EwePlay: MP3 Sync

The main feature of my original EwePlay idea was sort of a personal radio whereby you selected/created your mood and then actively or passively rated songs as it chose them.  If you let a song play through then it would decide it’s “good enough” and if you skipped then obviously it was wrong for that mood, at least that time.  An explicit thumbs up means it totally belongs in that mood category and an explicit thumbs down would of course be the opposite.  In the middle it would just be a good random shuffle that intermittently included songs you skipped and more often songs you let play all the way through.  The memory of this would be lifetime based so, unlike Pandora, it wouldn’t start up by playing those four or five songs you thumbed up every god damned time.

Something I was thinking about today is finally moving my music collection online.  Bandwidth and storage is cheap, especially when you don’t pay for it, and if you’re streaming your own music with a password-protected area then you’re not doing anything illegal (personal online storage, not public/published files).  What I’d want to access this is a simple application, aka the EwePlay client which would synchronize the online data with some place I’ve designated on disk.  It wouldn’t be a full-synchronization, but rather each time a song is played it would be downloaded too (assuming it finishes downloading).  That way once a computer is up to date, it isn’t chewing up much bandwidth and you could play the files offline.

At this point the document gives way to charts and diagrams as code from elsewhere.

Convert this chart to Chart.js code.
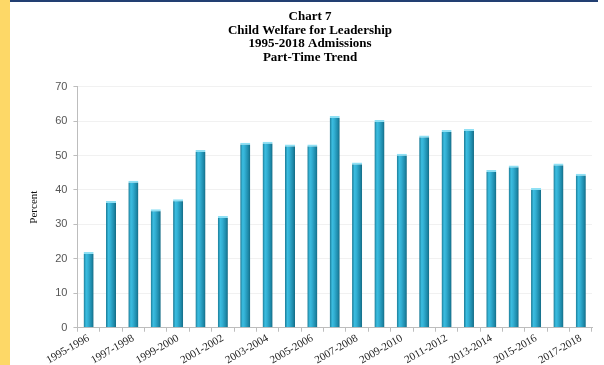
<!DOCTYPE html>
<html lang="en">
<head>
    <meta charset="UTF-8">
    <title>Chart 7 - Part-Time Trend</title>
<script src="https://cdn.jsdelivr.net/npm/chart.js"></script>
<style>
    html, body { margin: 0; padding: 0; background: #fff; }
    #page { position: relative; width: 604px; height: 365px; overflow: hidden; }
    #strip { position: absolute; left: 0; top: 0; width: 10px; height: 365px; background: #fdd867; }
    #topline { position: absolute; left: 10px; top: 0; width: 588px; height: 2px; background: #223f72; }
    #box { position: absolute; left: 10px; top: 0; width: 594px; height: 365px; }
</style>
</head>
<body>
<div id="page">
    <div id="strip"></div>
    <div id="topline"></div>
    <div id="box"><canvas id="myChart"></canvas></div>
</div>

<script>
    // school years on the x axis
    const years = ['1995-1996', '1996-1997', '1997-1998', '1998-1999', '1999-2000', '2000-2001',
                   '2001-2002', '2002-2003', '2003-2004', '2004-2005', '2005-2006', '2006-2007',
                   '2007-2008', '2008-2009', '2009-2010', '2010-2011', '2011-2012', '2012-2013',
                   '2013-2014', '2014-2015', '2015-2016', '2016-2017', '2017-2018'];
    // part-time percent
    const partTime = [22, 36.8, 42.7, 34.4, 37.3, 51.6, 32.4, 53.7, 54, 53.2, 53.2, 61.5,
                      48, 60.3, 50.5, 55.8, 57.4, 57.7, 45.8, 47.1, 40.6, 47.7, 44.7];
    const yTicks = [0, 10, 20, 30, 40, 50, 60, 70];
    const titleLines = ['Chart 7', 'Child Welfare for Leadership', '1995-2018 Admissions', 'Part-Time Trend'];

    // each bar gets a left->right shade like the original
    function barShade(context) {
        const chart = context.chart;
        if (!chart.chartArea || !chart.scales.x) return '#2aa3c6';
        const xs = chart.scales.x;
        const cx = xs.getPixelForValue(context.dataIndex);
        const half = xs.width / years.length * 0.45 / 2;
        const g = chart.ctx.createLinearGradient(cx - half, 0, cx + half, 0);
        g.addColorStop(0, '#1a7893');
        g.addColorStop(0.25, '#3bbde0');
        g.addColorStop(0.45, '#32afd3');
        g.addColorStop(0.8, '#1d89a9');
        g.addColorStop(1, '#156a83');
        return g;
    }

    const serif = '"Liberation Serif", "Times New Roman", serif';
    const ctx = document.getElementById('myChart');

    const trendChart = new Chart(ctx, {
        type: 'bar',
        data: {
            labels: years,
            datasets: [{
                label: 'Part-Time',
                data: partTime,
                backgroundColor: barShade,
                borderColor: '#8fe0f4',
                borderWidth: { top: 2, left: 0, right: 0, bottom: 0 },
                borderSkipped: 'bottom',
                barPercentage: 0.45,
                categoryPercentage: 1
            }]
        },
        options: {
            responsive: true,
            maintainAspectRatio: false,
            animation: false,
            layout: { padding: { left: 18, right: 12, top: 10, bottom: -2 } },
            plugins: {
                legend: { display: false },
                tooltip: { enabled: false },
                title: {
                    display: true,
                    text: titleLines,
                    color: '#000',
                    font: { family: serif, size: 13, weight: 'bold', lineHeight: 1.05 },
                    padding: { top: 0, bottom: 22 }
                }
            },
            scales: {
                x: {
                    grid: { drawOnChartArea: false, tickColor: '#bdbdbd', tickLength: 4 },
                    border: { color: '#bdbdbd' },
                    ticks: {
                        autoSkip: false,
                        minRotation: 30,
                        maxRotation: 30,
                        padding: 0,
                        color: '#222',
                        font: { family: serif, size: 11 },
                        callback: function(v, i) { return i % 2 === 0 ? years[i] : ''; }
                    }
                },
                y: {
                    min: yTicks[0],
                    max: yTicks[yTicks.length - 1],
                    afterBuildTicks: function(axis) { axis.ticks = yTicks.map(v => ({ value: v })); },
                    grid: { color: '#f1f1f1', tickColor: '#bdbdbd', tickLength: 4 },
                    border: { color: '#bdbdbd' },
                    title: {
                        display: true,
                        text: 'Percent',
                        color: '#111',
                        font: { family: serif, size: 11 },
                        padding: { top: 0, bottom: 8 }
                    },
                    ticks: {
                        padding: 6,
                        color: '#555',
                        font: { family: '"Liberation Sans", Arial, sans-serif', size: 11 }
                    }
                }
            }
        }
    });
</script>
</body>
</html>
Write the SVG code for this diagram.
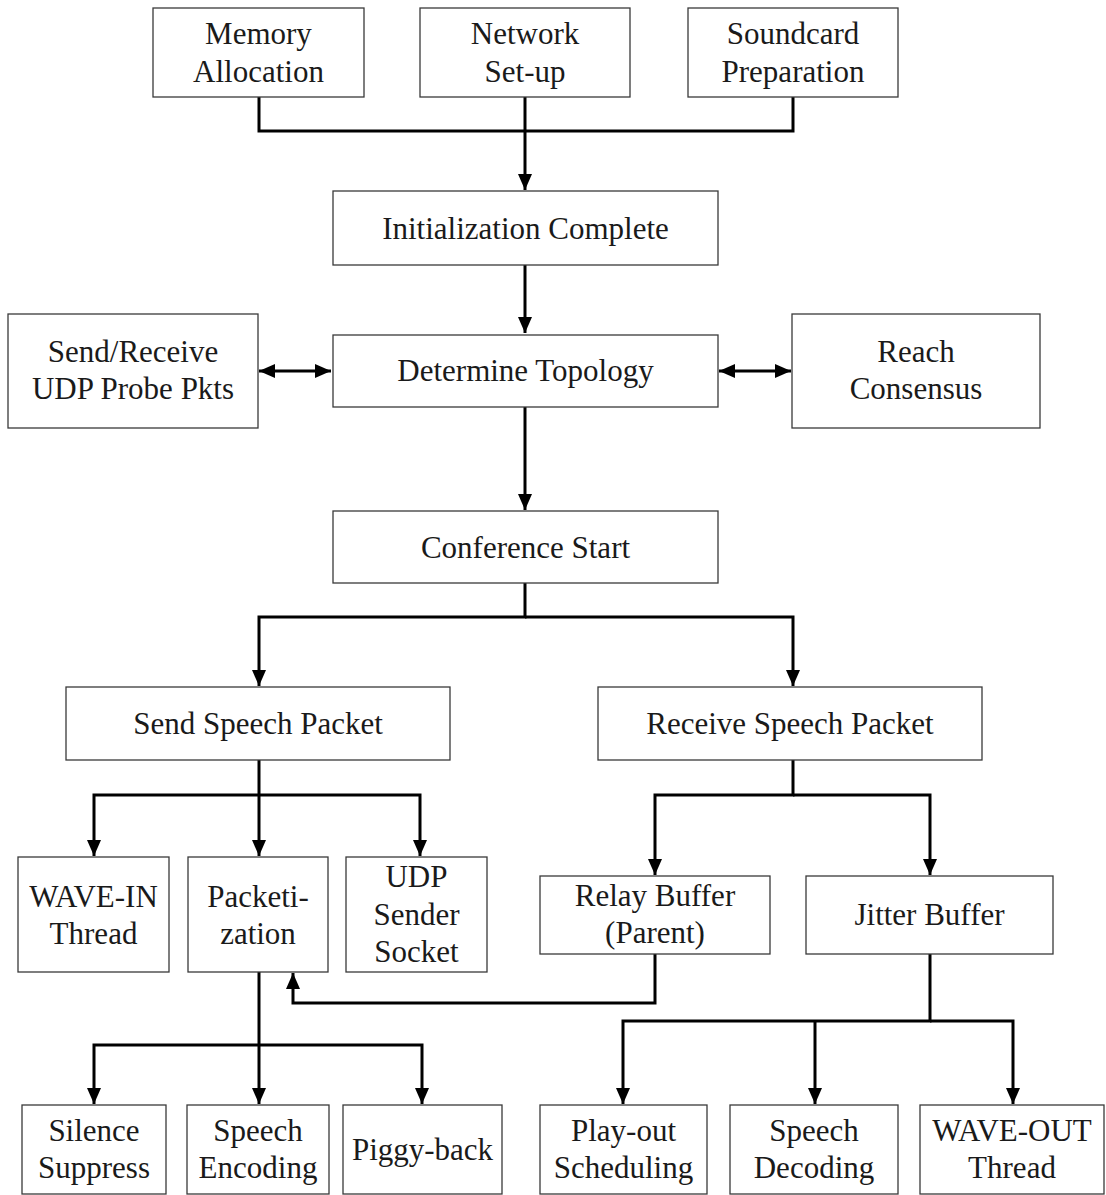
<svg xmlns="http://www.w3.org/2000/svg" width="1106" height="1195" viewBox="0 0 1106 1195">
  <style>
    .box { fill: #ffffff; stroke: #3a3a3a; stroke-width: 1.3; }
    .lbl { font-family: "Liberation Serif", "Times New Roman", serif; font-size: 31px; fill: #1a1a1a; text-anchor: middle; }
    .wire { fill: none; stroke: #000000; stroke-width: 3; stroke-linejoin: miter; }
  </style>
  <defs>
    <marker id="head" markerUnits="userSpaceOnUse" markerWidth="16" markerHeight="14" refX="16" refY="7" orient="auto-start-reverse">
      <path d="M0,0 L16,7 L0,14 Z" fill="#000000"/>
    </marker>
  </defs>

  <rect width="1106" height="1195" fill="#ffffff"/>

  <!-- connectors -->
  <g id="connectors">
    <!-- initialization tasks merge -->
    <path class="wire" d="M259,97 V131 H793 V97"/>
    <path class="wire" d="M525,97 V190" marker-end="url(#head)"/>
    <path class="wire" d="M525,265 V333" marker-end="url(#head)"/>
    <!-- topology exchanges -->
    <path class="wire" d="M259,371 H331" marker-start="url(#head)" marker-end="url(#head)"/>
    <path class="wire" d="M719,371 H791" marker-start="url(#head)" marker-end="url(#head)"/>
    <path class="wire" d="M525,407 V510" marker-end="url(#head)"/>
    <!-- conference split -->
    <path class="wire" d="M525,583 V617 H259 V686" marker-end="url(#head)"/>
    <path class="wire" d="M525,617 H793 V686" marker-end="url(#head)"/>
    <!-- sender branch -->
    <path class="wire" d="M259,760 V856" marker-end="url(#head)"/>
    <path class="wire" d="M259,795 H94 V856" marker-end="url(#head)"/>
    <path class="wire" d="M259,795 H420 V856" marker-end="url(#head)"/>
    <!-- receiver branch -->
    <path class="wire" d="M793,760 V795 H655 V875" marker-end="url(#head)"/>
    <path class="wire" d="M793,795 H930 V875" marker-end="url(#head)"/>
    <!-- relay feedback into packetization -->
    <path class="wire" d="M655,954 V1003 H293 V973" marker-end="url(#head)"/>
    <!-- packetization stages -->
    <path class="wire" d="M259,972 V1104" marker-end="url(#head)"/>
    <path class="wire" d="M259,1045 H94 V1104" marker-end="url(#head)"/>
    <path class="wire" d="M259,1045 H422 V1104" marker-end="url(#head)"/>
    <!-- playback stages -->
    <path class="wire" d="M930,954 V1021 H623 V1104" marker-end="url(#head)"/>
    <path class="wire" d="M815,1021 V1104" marker-end="url(#head)"/>
    <path class="wire" d="M930,1021 H1013 V1104" marker-end="url(#head)"/>
  </g>

  <g id="memory-allocation">
    <rect class="box" x="153" y="8" width="211" height="89"/>
    <text class="lbl" x="258.5" y="44">Memory</text>
    <text class="lbl" x="258.5" y="82">Allocation</text>
  </g>
  <g id="network-setup">
    <rect class="box" x="420" y="8" width="210" height="89"/>
    <text class="lbl" x="525" y="44">Network</text>
    <text class="lbl" x="525" y="82">Set-up</text>
  </g>
  <g id="soundcard-preparation">
    <rect class="box" x="688" y="8" width="210" height="89"/>
    <text class="lbl" x="793" y="44">Soundcard</text>
    <text class="lbl" x="793" y="82">Preparation</text>
  </g>
  <g id="initialization-complete">
    <rect class="box" x="333" y="191" width="385" height="74"/>
    <text class="lbl" x="525.5" y="239">Initialization Complete</text>
  </g>
  <g id="send-receive-probe">
    <rect class="box" x="8" y="314" width="250" height="114"/>
    <text class="lbl" x="133" y="362">Send/Receive</text>
    <text class="lbl" x="133" y="399">UDP Probe Pkts</text>
  </g>
  <g id="determine-topology">
    <rect class="box" x="333" y="335" width="385" height="72"/>
    <text class="lbl" x="525.5" y="381">Determine Topology</text>
  </g>
  <g id="reach-consensus">
    <rect class="box" x="792" y="314" width="248" height="114"/>
    <text class="lbl" x="916" y="362">Reach</text>
    <text class="lbl" x="916" y="399">Consensus</text>
  </g>
  <g id="conference-start">
    <rect class="box" x="333" y="511" width="385" height="72"/>
    <text class="lbl" x="525.5" y="558">Conference Start</text>
  </g>
  <g id="send-speech-packet">
    <rect class="box" x="66" y="687" width="384" height="73"/>
    <text class="lbl" x="258" y="734">Send Speech Packet</text>
  </g>
  <g id="receive-speech-packet">
    <rect class="box" x="598" y="687" width="384" height="73"/>
    <text class="lbl" x="790" y="734">Receive Speech Packet</text>
  </g>
  <g id="wave-in-thread">
    <rect class="box" x="18" y="857" width="151" height="115"/>
    <text class="lbl" x="93.5" y="907">WAVE-IN</text>
    <text class="lbl" x="93.5" y="944">Thread</text>
  </g>
  <g id="packetization">
    <rect class="box" x="188" y="857" width="140" height="115"/>
    <text class="lbl" x="258" y="907">Packeti-</text>
    <text class="lbl" x="258" y="944">zation</text>
  </g>
  <g id="udp-sender-socket">
    <rect class="box" x="346" y="857" width="141" height="115"/>
    <text class="lbl" x="416.5" y="887">UDP</text>
    <text class="lbl" x="416.5" y="925">Sender</text>
    <text class="lbl" x="416.5" y="962">Socket</text>
  </g>
  <g id="relay-buffer">
    <rect class="box" x="540" y="876" width="230" height="78"/>
    <text class="lbl" x="655" y="906">Relay Buffer</text>
    <text class="lbl" x="655" y="943">(Parent)</text>
  </g>
  <g id="jitter-buffer">
    <rect class="box" x="806" y="876" width="247" height="78"/>
    <text class="lbl" x="929.5" y="925">Jitter Buffer</text>
  </g>
  <g id="silence-suppress">
    <rect class="box" x="22" y="1105" width="144" height="89"/>
    <text class="lbl" x="94" y="1141">Silence</text>
    <text class="lbl" x="94" y="1178">Suppress</text>
  </g>
  <g id="speech-encoding">
    <rect class="box" x="187" y="1105" width="142" height="89"/>
    <text class="lbl" x="258" y="1141">Speech</text>
    <text class="lbl" x="258" y="1178">Encoding</text>
  </g>
  <g id="piggy-back">
    <rect class="box" x="343" y="1105" width="159" height="89"/>
    <text class="lbl" x="422.5" y="1160">Piggy-back</text>
  </g>
  <g id="playout-scheduling">
    <rect class="box" x="540" y="1105" width="167" height="89"/>
    <text class="lbl" x="623.5" y="1141">Play-out</text>
    <text class="lbl" x="623.5" y="1178">Scheduling</text>
  </g>
  <g id="speech-decoding">
    <rect class="box" x="730" y="1105" width="168" height="89"/>
    <text class="lbl" x="814" y="1141">Speech</text>
    <text class="lbl" x="814" y="1178">Decoding</text>
  </g>
  <g id="wave-out-thread">
    <rect class="box" x="920" y="1105" width="184" height="89"/>
    <text class="lbl" x="1012" y="1141">WAVE-OUT</text>
    <text class="lbl" x="1012" y="1178">Thread</text>
  </g>
</svg>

Rather than files being stored in some wonky cache database, their actual data would be files on disk with semi-friendly names based on unique identifying factors: normalized song name (decide what to do with non-file-name-friendly characters, spaces, etc.), the artist “category” (I say category, because you might use “NiN” instead of “Nine Inch Nails”, or “Zombie” instead of “White Zombie” / “Rob Zombie”, etc.), the original release date/year if known, and a hash of the song content itself (not the MP3 meta data).  These three things would be contained in an unchanging syntax anywhere in the filename so the rest of the name could be named whatever you wish at the time.  I know my thoughts on naming music has changed overtime and it’s annoying to constantly re-organize and weed out duplicates when something else could do it for you.

These unique song ID’s would be stored in the filename and never the folder so you could have it sync up your “Music” folder on XP and then use Windows Media Player, WinAmp, or whatever to play the songs.  Or you could use the Flash/ActiveX webpage if you’re online.  The client might eventually evolve to containing the online logic, but for the first phase all of it would be on the server.  This way your continued listening preferences would be constant across all machines, even guest machines like at the library or on a workstation at your job.